Serinhisar is a town and district of Denizli Province of Turkey.

Name
Other names include Karia (in Latin) and Kızılhisar (literally "a red castle"). The latter is the name given by the Seljuk Turks as there were brick built fortifications here. The name was changed to Serinhisar (literally "a cool castle") in 1987, apparently because red castle was too symbolic of communism.

History
The area was first settled by the Hittites in 1500 BC, and later passed into the hands of the Lydians (800 BC), Persians (546 BC), Ancient Greeks (440 BC), Ancient Macedonians (334 BC) and Romans (133 BC). When the Roman Empire was divided in 395 the area remained within the Eastern Roman Empire (Byzantine) and was then possessed by the Seljuk Turks in 1077, who ruled until 1308. Turkmens (from Oghuz Turks' Avsar and Kayi tribe) were settled in the district in this period.

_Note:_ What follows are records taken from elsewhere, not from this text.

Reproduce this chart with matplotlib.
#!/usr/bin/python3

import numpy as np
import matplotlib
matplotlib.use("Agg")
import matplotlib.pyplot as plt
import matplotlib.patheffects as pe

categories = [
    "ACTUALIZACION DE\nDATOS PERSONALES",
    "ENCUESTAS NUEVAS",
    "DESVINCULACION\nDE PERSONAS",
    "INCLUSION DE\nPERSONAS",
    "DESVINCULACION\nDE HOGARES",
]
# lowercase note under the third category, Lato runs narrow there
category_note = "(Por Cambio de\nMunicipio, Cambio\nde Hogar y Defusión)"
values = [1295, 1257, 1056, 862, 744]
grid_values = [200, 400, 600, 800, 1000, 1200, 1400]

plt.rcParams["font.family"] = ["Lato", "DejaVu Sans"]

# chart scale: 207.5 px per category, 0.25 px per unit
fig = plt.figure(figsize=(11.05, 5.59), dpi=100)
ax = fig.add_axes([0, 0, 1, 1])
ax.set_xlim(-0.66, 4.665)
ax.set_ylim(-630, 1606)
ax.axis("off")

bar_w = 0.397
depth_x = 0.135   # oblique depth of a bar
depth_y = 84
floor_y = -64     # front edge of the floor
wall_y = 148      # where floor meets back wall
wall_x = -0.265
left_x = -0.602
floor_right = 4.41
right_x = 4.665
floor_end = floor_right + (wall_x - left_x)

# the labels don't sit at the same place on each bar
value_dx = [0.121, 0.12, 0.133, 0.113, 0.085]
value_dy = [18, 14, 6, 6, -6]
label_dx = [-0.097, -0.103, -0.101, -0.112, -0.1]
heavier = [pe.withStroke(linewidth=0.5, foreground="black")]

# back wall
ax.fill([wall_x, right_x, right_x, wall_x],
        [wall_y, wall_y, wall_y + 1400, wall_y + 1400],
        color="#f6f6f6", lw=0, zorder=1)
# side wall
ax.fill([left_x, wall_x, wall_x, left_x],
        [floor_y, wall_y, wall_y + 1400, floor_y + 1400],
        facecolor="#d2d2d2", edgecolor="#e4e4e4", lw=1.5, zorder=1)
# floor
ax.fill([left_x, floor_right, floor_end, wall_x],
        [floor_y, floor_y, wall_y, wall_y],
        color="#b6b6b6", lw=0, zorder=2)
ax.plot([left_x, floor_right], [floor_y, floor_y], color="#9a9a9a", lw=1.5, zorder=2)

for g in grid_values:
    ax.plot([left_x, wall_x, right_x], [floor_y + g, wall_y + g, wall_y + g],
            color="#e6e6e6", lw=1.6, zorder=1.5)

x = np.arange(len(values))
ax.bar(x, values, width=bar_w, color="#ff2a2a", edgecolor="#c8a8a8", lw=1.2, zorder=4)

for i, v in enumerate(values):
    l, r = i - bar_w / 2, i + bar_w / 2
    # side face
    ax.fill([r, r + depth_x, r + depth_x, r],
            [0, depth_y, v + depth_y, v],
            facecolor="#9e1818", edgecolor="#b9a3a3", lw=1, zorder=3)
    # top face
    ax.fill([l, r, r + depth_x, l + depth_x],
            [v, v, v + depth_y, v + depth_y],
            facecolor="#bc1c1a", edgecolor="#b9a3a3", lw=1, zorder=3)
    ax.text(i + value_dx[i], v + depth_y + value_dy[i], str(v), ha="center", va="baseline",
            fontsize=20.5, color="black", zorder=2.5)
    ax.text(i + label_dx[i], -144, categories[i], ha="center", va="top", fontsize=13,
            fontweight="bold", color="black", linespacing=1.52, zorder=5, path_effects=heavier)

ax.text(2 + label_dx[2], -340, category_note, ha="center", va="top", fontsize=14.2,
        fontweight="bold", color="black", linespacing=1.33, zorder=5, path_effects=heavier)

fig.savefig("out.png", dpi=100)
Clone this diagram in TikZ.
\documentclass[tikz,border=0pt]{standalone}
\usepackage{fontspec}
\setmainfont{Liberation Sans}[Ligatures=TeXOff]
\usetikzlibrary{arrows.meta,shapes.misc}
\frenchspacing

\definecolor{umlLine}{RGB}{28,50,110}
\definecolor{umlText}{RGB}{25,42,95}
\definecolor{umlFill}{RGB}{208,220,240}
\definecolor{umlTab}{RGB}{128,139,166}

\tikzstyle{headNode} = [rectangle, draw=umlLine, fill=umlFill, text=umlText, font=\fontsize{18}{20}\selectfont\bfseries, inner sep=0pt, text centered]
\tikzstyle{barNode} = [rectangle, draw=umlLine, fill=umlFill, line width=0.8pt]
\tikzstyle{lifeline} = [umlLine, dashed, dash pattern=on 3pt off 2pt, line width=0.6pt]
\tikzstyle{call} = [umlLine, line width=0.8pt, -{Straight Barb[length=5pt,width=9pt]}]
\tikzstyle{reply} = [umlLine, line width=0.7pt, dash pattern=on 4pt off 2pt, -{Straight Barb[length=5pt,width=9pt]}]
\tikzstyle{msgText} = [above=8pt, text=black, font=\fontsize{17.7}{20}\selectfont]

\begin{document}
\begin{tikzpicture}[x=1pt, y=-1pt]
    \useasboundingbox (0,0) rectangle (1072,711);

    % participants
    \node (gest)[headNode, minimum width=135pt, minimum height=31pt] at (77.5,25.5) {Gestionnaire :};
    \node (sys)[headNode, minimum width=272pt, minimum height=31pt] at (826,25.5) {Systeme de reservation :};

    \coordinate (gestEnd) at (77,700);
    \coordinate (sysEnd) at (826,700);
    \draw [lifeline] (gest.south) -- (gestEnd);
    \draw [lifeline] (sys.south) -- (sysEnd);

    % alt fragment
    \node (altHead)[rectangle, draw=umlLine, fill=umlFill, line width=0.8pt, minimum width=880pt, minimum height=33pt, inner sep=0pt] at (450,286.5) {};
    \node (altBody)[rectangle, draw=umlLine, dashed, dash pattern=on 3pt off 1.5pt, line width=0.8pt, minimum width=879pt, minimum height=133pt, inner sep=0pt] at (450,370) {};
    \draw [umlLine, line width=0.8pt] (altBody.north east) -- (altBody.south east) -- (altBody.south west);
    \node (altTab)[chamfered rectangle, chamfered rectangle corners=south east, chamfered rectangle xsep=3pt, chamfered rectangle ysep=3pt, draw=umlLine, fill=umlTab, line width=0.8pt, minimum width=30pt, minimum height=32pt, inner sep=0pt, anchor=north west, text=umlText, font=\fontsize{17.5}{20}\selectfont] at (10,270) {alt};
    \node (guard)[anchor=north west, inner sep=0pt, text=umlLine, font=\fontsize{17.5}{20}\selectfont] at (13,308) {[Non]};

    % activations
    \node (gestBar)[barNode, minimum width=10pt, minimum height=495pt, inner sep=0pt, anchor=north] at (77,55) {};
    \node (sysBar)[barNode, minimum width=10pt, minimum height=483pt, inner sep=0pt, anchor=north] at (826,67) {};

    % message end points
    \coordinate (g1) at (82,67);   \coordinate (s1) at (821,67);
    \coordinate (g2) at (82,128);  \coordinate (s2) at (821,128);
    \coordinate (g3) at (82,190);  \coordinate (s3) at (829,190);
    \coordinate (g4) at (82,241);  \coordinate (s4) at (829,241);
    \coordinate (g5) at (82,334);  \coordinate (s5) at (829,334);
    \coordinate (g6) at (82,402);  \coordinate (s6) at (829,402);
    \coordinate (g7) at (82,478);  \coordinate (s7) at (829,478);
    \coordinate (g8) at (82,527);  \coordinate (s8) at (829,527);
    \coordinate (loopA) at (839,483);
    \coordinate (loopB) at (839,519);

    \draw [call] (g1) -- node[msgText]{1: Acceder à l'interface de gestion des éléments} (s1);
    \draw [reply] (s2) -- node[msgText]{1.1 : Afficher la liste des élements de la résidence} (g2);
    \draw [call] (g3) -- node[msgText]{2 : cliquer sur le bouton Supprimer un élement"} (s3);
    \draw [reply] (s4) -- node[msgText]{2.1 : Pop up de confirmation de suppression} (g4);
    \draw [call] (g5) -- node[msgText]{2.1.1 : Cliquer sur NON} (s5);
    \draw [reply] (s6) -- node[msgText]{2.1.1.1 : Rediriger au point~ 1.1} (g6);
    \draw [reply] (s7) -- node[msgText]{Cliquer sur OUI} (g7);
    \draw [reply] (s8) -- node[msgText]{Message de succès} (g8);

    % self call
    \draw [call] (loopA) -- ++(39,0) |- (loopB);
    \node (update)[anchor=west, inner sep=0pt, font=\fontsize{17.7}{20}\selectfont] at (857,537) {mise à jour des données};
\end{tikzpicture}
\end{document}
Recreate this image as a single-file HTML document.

Seljuk rule was interrupted by the Crusades, Genghis Khan, and Timurlane, who left the area under the rule of the Germiyan dynasty, from whom it passed to the Ottoman Empire in 1429. The castle fell into ruin in the Ottoman period and was broken up for building materials, being finally demolished in 1954.

The battle of Kazıkbeli
During the Second Crusade in 1148 the French king was proceeding eastwards having crossed the Menderes River but was stalled at the pass of Kazıkbeli, near Kızılhisar, by the Seljuk armies.

Serinhisar today
Today Serinhisar is known for its leblebi (roasted chick peas), pottery, ropemaking and shoemaking. This is a rural area and its people are hospitable and warmblooded.